Слезы текут сильнее, стекая прямо с нижней челюсти на грудь, когда Роман открывает маленькую черную сумку, наполненную медикаментами, и позволяет им высыпаться на мой окровавленный живот.
Я стону при каждом толчке, пока Роман роется в медикаментах, находя именно то, что ему нужно.
— Будет больно, — говорит он. — Но с тобой все будет в порядке. Клянусь, я не позволю тебе умереть.
Я в ужасе качаю головой.
— Нет, — кричу я. — Я не хочу этого.
— Прости, императрица, — говорит Роман, хватая бутылку с чем-то прозрачным и зубами откупоривая пробку. — У тебя нет другого гребаного выбора. — И вот так просто он поливает мое тело жидкостью, а я кричу, пока у меня не отказывают легкие.

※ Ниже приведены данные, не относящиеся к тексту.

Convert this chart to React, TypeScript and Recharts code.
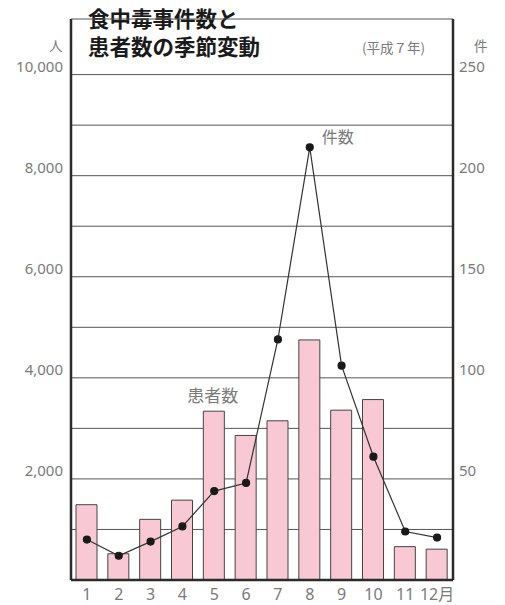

Леви удерживает меня, пока я извиваюсь под весом Романа, ожога почти достаточно, чтобы вырубить меня.
— ПРЕКРАТИ! — кричу я, когда Роман протягивает руку и безжалостно поливает мои руки и грудь. — ПОЖАЛУЙСТА, ПРЕКРАТИ.
Роман отбрасывает пустую бутылку в сторону.
— У меня нет ничего, чем можно обезболить тебя, — предупреждает он меня, вытаскивая набор для наложения швов и разрывая зубами маленькую стерилизованную упаковку. В его больших руках появляется маленькая изогнутая иголка, и мои глаза расширяются.
— Нет боли - нет пользы, — бормочет Леви, когда Маркус сворачивает на шоссе, шины “Эскалейда” визжат под нами, поскольку гладкая дорога мгновенно смягчает безрассудную тряску.
Я зажмуриваюсь, слишком напуганная тем, что будет дальше. Я никогда не умела обращаться с иглами. Сама мысль о том, что это впивается в мою плоть, вызывает у меня тошноту, но у меня нет выбора. Они собираются прижать меня к полу и зашить раны, нравится мне это или нет.
Жгучая боль пронзает внутреннюю поверхность бедра, и я распахиваю глаза.
— Держи ее неподвижной, — рычит Роман, пока я отчаянно пытаюсь сбросить его с себя. Он снова погружается прямо внутрь, продевая нить через внутреннюю сторону моего бедра и туго затягивая ее, чтобы соединить разрозненные кусочки мышц и плоти.
Он работает быстро и умело, как будто делал это уже миллион раз, но я уверена, что его предыдущие пациенты не были такими маленькими сучками. Я сжимаю челюсть, когда слезы продолжают течь по моему лицу, и изо всех сил стараюсь не извиваться под ним, зная, что одна небольшая ошибка с этой иглой может вызвать всевозможный хаос.
Я поднимаю глаза и встречаю тяжелый взгляд Леви, мои глаза умоляют о каком-то облегчении.
— Прекрати это, — умоляю я, слова застревают у меня в горле.
Он качает головой.
— Я не могу. Ты истечешь кровью.
— Пожалуйста, — шепчу я, моя рука обвивается вокруг его сильной руки, пока он удерживает меня. — Избавь меня от моих страданий.
Он поднимает взгляд на своего брата, который неустанно работает, спасая мою жизнь, прежде чем снова переводит взгляд на меня.
— Ты уверена? — спрашивает он, в глубине его темных глаз читается беспокойство. Я не отвечаю, но он видит мое дикое отчаяние и, не говоря больше ни слова, прижимается к моей шее сбоку. И стоит лишь немного надавить, и тьма поглощает меня.